— begin —
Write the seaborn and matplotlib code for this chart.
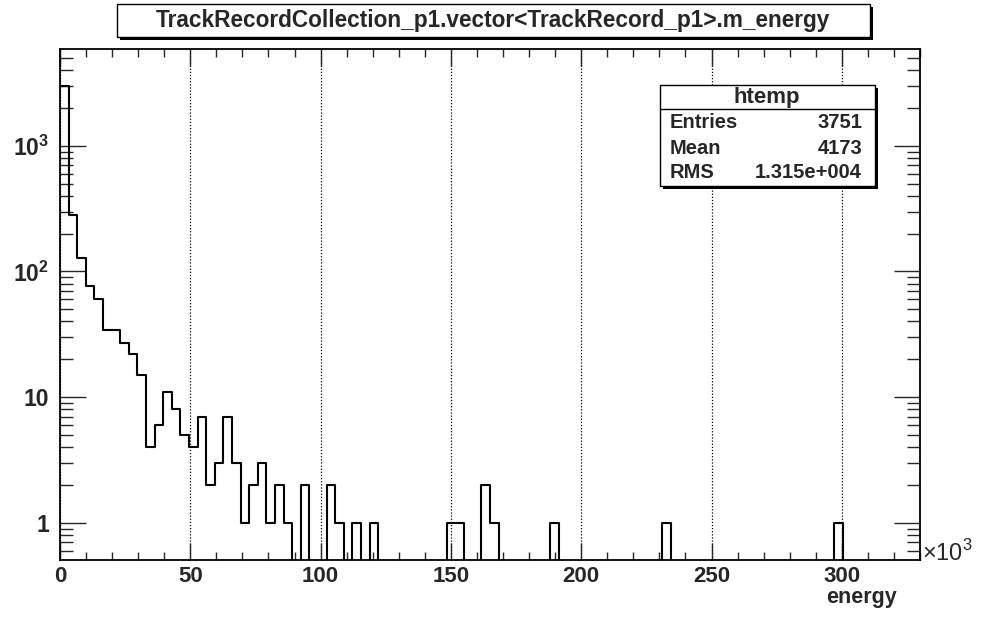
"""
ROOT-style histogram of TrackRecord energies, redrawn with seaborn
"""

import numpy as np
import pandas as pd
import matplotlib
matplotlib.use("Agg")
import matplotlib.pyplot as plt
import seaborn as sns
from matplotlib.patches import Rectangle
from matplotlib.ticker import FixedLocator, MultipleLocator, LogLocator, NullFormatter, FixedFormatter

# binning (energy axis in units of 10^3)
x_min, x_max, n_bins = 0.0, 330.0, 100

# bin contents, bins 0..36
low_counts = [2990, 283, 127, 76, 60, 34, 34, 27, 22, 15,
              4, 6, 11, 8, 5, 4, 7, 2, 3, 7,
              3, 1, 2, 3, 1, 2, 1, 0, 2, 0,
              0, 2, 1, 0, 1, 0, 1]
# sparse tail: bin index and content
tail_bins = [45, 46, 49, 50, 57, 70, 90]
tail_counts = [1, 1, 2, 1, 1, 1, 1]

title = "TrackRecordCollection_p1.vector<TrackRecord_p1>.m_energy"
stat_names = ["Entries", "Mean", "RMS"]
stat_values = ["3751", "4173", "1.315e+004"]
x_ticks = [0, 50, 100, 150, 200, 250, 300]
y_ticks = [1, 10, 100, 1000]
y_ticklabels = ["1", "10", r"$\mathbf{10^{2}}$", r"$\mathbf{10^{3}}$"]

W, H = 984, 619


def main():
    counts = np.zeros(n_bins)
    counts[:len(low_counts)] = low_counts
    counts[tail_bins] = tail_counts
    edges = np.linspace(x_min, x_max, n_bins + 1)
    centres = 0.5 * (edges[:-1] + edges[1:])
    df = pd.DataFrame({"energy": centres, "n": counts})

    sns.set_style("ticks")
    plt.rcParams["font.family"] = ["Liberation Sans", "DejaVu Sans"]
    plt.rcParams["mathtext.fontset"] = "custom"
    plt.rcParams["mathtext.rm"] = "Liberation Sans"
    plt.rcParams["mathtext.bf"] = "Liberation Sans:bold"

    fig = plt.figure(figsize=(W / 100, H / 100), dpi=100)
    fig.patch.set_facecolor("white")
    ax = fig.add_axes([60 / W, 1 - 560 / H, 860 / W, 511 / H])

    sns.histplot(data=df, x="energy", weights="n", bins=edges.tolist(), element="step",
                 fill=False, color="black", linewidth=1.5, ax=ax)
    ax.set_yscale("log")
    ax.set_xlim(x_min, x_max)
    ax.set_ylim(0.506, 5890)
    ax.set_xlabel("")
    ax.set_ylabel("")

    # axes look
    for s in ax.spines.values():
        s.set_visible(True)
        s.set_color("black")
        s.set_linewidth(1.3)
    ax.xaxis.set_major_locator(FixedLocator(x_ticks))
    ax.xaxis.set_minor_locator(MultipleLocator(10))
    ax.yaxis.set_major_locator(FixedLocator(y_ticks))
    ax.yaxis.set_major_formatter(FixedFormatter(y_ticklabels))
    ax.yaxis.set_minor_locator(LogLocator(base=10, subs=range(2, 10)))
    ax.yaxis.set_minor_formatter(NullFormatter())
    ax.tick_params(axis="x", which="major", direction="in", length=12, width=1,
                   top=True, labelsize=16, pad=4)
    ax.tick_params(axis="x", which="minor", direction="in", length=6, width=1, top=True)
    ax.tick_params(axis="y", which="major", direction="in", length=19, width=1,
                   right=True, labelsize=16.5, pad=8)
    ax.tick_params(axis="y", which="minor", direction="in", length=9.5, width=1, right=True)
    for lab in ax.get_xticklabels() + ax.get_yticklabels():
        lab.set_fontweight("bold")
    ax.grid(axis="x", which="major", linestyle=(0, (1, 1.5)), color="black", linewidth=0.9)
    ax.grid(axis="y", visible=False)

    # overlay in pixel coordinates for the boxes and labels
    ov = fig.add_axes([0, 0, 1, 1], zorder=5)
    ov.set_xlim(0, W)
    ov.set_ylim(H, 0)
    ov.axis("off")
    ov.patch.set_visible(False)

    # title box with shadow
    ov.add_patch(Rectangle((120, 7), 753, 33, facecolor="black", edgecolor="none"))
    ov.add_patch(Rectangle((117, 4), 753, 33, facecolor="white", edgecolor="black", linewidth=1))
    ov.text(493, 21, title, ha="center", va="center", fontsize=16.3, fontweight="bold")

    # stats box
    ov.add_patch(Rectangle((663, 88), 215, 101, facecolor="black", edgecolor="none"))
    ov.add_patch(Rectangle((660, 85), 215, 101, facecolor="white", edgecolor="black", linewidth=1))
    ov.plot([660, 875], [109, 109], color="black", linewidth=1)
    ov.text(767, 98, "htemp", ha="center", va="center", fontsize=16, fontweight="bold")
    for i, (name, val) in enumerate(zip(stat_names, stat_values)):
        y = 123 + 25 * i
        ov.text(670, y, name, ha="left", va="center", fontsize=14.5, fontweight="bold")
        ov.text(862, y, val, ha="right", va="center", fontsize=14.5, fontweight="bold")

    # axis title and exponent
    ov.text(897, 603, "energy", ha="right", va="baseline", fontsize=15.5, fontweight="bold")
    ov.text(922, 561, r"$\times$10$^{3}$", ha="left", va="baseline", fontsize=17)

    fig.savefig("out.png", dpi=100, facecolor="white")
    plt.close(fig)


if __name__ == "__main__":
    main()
— end —
— begin —
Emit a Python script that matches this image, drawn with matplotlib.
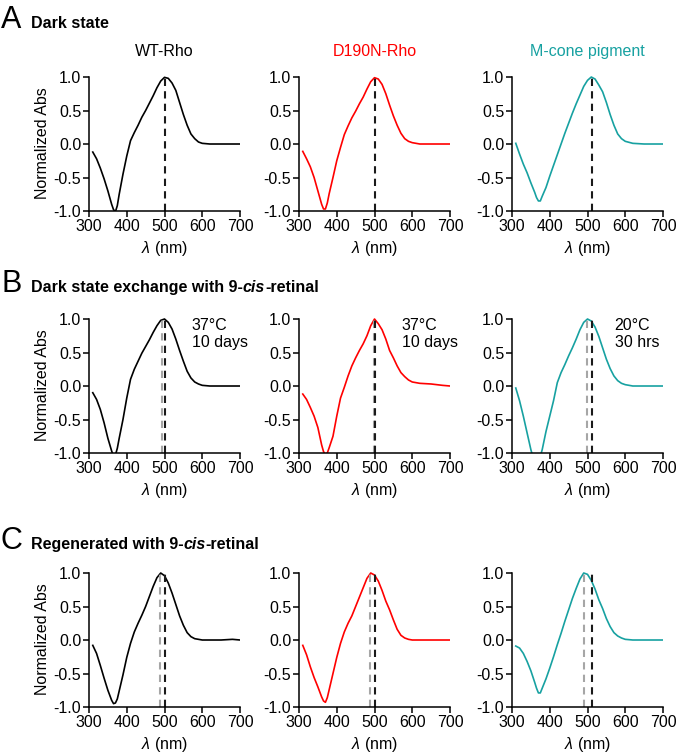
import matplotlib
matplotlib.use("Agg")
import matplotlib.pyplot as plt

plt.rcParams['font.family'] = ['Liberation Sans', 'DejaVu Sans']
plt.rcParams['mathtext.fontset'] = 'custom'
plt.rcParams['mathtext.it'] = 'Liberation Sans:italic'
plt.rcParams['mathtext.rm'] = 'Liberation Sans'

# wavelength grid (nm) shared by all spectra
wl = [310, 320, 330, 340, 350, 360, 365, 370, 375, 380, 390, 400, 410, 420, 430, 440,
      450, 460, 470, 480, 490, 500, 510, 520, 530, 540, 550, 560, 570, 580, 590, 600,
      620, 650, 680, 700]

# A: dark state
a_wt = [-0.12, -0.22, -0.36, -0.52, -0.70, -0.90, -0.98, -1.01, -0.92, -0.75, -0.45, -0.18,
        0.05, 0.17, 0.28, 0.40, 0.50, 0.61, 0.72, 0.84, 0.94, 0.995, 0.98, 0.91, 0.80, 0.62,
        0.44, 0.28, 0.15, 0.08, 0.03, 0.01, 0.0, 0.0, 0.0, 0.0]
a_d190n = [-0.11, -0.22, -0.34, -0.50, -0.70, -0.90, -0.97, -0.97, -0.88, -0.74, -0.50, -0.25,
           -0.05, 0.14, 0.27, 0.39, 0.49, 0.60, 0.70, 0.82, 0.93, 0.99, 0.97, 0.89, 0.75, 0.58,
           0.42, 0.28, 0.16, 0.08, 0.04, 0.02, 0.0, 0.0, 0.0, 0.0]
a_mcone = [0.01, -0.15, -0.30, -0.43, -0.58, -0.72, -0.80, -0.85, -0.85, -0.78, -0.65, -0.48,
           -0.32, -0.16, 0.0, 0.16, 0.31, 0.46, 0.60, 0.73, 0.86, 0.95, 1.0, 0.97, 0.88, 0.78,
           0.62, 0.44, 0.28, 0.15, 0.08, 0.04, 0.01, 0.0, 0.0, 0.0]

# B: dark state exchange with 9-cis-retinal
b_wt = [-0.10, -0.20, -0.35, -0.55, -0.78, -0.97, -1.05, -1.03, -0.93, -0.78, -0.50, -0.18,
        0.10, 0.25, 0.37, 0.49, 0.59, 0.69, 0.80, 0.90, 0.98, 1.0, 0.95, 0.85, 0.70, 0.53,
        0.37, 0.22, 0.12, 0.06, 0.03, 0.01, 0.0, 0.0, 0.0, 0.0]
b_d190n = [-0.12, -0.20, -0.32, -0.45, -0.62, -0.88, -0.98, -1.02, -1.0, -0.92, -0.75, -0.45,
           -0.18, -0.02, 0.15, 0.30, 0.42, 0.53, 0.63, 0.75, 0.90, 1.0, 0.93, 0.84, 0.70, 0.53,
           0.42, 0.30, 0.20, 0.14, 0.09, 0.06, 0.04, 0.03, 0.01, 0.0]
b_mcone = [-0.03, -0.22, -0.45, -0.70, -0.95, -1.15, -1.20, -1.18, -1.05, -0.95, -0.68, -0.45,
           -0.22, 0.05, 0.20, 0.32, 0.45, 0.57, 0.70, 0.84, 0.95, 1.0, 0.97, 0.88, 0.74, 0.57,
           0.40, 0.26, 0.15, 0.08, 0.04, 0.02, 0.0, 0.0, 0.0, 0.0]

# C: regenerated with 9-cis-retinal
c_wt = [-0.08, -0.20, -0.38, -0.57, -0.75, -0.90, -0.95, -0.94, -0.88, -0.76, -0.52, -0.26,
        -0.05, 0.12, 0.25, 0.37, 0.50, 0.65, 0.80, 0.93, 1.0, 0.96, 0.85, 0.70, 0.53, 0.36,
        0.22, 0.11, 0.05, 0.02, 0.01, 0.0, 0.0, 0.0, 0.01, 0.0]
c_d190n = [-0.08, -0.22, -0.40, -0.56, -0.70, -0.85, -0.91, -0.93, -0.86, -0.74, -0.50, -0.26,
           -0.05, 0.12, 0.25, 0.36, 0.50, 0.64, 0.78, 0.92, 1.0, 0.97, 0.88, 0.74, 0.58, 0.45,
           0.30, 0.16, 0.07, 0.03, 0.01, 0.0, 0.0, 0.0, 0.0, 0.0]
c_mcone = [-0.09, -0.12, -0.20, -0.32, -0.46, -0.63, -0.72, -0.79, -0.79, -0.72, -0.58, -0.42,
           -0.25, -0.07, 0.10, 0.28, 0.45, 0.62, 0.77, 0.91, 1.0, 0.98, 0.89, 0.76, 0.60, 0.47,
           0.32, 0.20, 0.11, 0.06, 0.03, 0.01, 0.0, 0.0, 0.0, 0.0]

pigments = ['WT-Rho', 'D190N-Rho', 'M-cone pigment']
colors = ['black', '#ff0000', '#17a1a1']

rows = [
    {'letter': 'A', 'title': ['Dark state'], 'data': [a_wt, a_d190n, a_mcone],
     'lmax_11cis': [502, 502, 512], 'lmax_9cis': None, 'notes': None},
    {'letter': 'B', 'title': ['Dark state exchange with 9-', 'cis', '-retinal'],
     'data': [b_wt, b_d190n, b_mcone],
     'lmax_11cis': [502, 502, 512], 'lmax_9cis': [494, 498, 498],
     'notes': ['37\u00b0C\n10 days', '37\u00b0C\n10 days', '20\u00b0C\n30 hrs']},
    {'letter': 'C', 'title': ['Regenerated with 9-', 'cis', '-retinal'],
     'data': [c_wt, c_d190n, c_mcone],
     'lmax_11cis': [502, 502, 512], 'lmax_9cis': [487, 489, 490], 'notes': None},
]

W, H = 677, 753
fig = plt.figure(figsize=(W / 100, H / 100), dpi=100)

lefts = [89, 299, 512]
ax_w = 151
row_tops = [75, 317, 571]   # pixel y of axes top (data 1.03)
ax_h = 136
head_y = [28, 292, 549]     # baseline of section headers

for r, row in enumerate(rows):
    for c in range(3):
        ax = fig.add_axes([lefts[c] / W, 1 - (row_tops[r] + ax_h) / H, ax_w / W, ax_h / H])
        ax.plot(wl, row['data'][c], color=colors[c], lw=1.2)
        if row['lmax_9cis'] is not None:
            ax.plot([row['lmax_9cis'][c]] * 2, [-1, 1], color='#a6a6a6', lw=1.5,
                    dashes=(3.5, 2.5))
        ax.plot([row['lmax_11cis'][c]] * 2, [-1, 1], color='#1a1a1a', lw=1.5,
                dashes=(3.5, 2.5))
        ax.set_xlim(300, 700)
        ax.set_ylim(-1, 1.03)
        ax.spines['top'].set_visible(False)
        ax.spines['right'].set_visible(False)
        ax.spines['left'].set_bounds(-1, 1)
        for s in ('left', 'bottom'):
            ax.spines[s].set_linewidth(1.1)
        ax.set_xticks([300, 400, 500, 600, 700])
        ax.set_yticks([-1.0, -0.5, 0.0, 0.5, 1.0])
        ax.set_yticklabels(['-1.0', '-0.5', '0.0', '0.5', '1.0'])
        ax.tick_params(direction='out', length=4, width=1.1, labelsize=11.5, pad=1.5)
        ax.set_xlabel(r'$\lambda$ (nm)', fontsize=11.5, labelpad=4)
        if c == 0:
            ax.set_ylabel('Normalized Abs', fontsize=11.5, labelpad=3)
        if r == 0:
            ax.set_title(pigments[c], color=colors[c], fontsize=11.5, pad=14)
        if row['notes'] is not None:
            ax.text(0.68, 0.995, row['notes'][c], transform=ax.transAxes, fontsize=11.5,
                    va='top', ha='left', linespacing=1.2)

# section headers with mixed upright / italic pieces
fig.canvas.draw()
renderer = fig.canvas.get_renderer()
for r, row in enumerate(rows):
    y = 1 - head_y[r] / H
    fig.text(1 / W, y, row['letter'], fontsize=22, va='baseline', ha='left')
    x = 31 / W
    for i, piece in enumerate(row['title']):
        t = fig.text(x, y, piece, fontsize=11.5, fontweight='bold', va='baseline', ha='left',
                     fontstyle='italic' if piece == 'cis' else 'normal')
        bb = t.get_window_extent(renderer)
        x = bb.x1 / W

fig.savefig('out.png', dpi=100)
— end —
INSTRUCTIONS FOR THE TASK: Within the entries above, give again exactly the lines starting at the one that contains "Emit a Python" and ending at the one that contains "0.62, 0.44, 0.28, 0.15, 0.08, 0.04, 0.01, 0.0, 0.0, 0.0]", leaving out the pictures.

RESULT:
Emit a Python script that matches this image, drawn with matplotlib.
import matplotlib
matplotlib.use("Agg")
import matplotlib.pyplot as plt

plt.rcParams['font.family'] = ['Liberation Sans', 'DejaVu Sans']
plt.rcParams['mathtext.fontset'] = 'custom'
plt.rcParams['mathtext.it'] = 'Liberation Sans:italic'
plt.rcParams['mathtext.rm'] = 'Liberation Sans'

# wavelength grid (nm) shared by all spectra
wl = [310, 320, 330, 340, 350, 360, 365, 370, 375, 380, 390, 400, 410, 420, 430, 440,
      450, 460, 470, 480, 490, 500, 510, 520, 530, 540, 550, 560, 570, 580, 590, 600,
      620, 650, 680, 700]

# A: dark state
a_wt = [-0.12, -0.22, -0.36, -0.52, -0.70, -0.90, -0.98, -1.01, -0.92, -0.75, -0.45, -0.18,
        0.05, 0.17, 0.28, 0.40, 0.50, 0.61, 0.72, 0.84, 0.94, 0.995, 0.98, 0.91, 0.80, 0.62,
        0.44, 0.28, 0.15, 0.08, 0.03, 0.01, 0.0, 0.0, 0.0, 0.0]
a_d190n = [-0.11, -0.22, -0.34, -0.50, -0.70, -0.90, -0.97, -0.97, -0.88, -0.74, -0.50, -0.25,
           -0.05, 0.14, 0.27, 0.39, 0.49, 0.60, 0.70, 0.82, 0.93, 0.99, 0.97, 0.89, 0.75, 0.58,
           0.42, 0.28, 0.16, 0.08, 0.04, 0.02, 0.0, 0.0, 0.0, 0.0]
a_mcone = [0.01, -0.15, -0.30, -0.43, -0.58, -0.72, -0.80, -0.85, -0.85, -0.78, -0.65, -0.48,
           -0.32, -0.16, 0.0, 0.16, 0.31, 0.46, 0.60, 0.73, 0.86, 0.95, 1.0, 0.97, 0.88, 0.78,
           0.62, 0.44, 0.28, 0.15, 0.08, 0.04, 0.01, 0.0, 0.0, 0.0]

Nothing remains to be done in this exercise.